=== Exercise description ===
Reproduce the first line and every line after it, exactly, through the one containing "Chart.register(...registerables);". Leave out the rest.

-- start Recorded data --

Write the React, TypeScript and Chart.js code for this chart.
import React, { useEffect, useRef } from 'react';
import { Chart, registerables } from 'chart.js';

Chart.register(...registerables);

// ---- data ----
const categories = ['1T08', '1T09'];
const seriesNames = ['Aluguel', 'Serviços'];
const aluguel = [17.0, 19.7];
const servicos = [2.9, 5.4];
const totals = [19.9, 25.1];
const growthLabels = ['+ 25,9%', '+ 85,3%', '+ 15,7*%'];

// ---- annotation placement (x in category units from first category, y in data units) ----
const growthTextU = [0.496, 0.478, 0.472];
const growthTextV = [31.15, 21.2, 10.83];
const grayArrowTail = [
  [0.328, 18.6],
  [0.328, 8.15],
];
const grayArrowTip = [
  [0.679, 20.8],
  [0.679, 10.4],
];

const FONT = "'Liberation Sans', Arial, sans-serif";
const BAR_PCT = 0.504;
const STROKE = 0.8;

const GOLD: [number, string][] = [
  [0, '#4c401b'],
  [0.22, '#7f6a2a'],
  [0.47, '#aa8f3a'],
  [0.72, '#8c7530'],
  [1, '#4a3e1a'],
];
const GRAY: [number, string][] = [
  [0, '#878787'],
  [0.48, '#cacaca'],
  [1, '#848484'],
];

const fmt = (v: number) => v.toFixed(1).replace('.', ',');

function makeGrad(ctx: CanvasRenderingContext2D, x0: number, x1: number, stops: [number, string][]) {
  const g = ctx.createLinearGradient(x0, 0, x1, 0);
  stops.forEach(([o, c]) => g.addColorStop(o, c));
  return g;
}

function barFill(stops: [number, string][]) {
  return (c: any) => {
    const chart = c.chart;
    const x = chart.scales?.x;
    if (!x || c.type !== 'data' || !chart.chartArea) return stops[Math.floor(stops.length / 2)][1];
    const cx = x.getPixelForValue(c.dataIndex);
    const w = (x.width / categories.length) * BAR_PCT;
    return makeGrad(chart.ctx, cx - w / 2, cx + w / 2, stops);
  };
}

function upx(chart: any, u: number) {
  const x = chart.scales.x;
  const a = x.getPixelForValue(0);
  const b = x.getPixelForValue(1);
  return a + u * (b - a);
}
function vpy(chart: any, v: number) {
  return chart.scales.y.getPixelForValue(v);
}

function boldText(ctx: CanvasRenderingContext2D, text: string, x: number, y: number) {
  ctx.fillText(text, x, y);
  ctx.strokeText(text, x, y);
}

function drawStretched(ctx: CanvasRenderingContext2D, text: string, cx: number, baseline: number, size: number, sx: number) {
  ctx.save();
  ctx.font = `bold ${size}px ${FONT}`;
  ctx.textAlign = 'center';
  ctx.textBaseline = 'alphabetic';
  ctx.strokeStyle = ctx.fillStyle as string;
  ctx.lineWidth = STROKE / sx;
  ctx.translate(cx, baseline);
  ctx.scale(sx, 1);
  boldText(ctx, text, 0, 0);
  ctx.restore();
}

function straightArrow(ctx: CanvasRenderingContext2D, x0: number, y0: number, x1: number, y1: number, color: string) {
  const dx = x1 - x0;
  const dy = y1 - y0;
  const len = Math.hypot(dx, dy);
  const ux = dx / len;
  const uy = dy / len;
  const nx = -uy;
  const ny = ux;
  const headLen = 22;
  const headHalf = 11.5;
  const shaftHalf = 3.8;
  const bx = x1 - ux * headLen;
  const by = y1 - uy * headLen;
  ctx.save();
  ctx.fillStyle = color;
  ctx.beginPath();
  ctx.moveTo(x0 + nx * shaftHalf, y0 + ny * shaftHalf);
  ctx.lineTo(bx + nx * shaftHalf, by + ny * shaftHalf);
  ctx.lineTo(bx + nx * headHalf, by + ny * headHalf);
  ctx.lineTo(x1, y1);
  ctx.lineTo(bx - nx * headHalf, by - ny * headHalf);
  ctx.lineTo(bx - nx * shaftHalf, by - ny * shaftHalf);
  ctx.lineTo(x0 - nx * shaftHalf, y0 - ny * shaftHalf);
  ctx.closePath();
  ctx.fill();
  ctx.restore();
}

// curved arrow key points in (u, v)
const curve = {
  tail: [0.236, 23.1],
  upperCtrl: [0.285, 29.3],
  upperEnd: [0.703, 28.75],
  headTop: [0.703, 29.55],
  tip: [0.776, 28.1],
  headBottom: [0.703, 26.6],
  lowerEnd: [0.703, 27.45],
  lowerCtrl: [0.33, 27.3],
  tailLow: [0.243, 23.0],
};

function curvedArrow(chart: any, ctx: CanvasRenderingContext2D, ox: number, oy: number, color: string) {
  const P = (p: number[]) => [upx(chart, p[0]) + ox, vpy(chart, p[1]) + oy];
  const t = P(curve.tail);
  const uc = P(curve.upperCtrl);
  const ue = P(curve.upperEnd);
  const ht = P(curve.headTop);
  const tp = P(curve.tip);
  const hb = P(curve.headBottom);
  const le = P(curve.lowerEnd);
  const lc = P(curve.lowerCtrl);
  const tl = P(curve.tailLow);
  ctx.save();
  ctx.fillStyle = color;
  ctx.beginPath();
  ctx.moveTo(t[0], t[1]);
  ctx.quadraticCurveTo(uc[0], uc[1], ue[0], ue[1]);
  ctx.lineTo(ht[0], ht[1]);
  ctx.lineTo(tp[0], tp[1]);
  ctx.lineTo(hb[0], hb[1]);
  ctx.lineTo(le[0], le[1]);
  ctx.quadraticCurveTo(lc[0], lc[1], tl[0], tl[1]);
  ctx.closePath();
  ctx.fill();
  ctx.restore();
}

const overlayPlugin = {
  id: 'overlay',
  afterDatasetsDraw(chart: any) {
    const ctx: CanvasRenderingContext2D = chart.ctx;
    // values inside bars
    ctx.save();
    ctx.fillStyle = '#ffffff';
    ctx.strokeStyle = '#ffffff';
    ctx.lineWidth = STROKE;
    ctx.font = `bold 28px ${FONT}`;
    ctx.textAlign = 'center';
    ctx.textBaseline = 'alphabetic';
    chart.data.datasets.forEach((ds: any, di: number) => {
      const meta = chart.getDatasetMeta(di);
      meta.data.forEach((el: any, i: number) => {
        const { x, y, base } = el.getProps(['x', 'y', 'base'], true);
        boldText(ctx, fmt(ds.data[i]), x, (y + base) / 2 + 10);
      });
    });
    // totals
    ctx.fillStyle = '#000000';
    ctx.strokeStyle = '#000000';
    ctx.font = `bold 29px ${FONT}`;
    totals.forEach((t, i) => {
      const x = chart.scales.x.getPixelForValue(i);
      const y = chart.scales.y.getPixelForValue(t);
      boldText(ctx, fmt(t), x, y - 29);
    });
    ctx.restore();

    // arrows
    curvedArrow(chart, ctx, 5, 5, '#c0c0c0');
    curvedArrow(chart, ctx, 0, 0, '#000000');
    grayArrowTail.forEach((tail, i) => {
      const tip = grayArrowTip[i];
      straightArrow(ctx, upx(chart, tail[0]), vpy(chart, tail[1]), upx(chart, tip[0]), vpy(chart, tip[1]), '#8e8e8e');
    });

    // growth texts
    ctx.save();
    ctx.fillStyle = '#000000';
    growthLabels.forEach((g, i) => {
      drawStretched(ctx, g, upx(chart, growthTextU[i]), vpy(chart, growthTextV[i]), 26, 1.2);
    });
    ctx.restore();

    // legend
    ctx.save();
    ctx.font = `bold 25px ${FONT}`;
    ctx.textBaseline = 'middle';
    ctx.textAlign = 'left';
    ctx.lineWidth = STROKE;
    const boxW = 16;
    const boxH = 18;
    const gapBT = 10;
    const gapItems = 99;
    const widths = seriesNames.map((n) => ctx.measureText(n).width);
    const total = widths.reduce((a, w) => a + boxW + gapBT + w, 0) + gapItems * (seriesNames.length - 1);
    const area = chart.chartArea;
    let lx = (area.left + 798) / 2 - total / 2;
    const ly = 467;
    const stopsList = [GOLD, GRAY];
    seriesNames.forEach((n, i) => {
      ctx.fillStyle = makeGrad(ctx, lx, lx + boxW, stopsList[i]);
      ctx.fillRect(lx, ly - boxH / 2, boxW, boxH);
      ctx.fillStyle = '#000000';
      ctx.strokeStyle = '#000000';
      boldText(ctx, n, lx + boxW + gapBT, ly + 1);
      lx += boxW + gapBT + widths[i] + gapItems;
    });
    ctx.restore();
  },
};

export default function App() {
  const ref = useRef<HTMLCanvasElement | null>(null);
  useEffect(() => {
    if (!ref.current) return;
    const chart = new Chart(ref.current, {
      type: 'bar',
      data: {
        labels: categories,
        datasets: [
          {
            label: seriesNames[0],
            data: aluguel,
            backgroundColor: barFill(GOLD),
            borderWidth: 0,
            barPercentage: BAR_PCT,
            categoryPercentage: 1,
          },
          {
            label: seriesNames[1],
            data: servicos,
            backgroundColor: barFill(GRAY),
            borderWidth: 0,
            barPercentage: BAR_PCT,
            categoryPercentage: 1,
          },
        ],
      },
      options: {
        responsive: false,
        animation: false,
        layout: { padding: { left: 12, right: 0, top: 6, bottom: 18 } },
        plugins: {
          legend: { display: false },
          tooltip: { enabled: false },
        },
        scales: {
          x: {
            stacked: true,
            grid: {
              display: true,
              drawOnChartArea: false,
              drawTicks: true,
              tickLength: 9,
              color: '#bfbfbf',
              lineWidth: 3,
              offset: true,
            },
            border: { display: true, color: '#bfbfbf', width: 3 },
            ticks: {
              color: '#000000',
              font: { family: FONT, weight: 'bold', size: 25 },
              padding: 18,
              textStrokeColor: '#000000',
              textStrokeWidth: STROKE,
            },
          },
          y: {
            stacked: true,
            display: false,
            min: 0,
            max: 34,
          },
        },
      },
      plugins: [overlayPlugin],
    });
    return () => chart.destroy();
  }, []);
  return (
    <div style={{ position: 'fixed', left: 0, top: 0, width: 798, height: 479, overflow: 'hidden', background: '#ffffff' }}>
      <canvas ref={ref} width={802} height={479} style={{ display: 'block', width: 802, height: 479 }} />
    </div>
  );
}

-- end Recorded data --

=== Output for this task ===
Write the React, TypeScript and Chart.js code for this chart.
import React, { useEffect, useRef } from 'react';
import { Chart, registerables } from 'chart.js';

Chart.register(...registerables);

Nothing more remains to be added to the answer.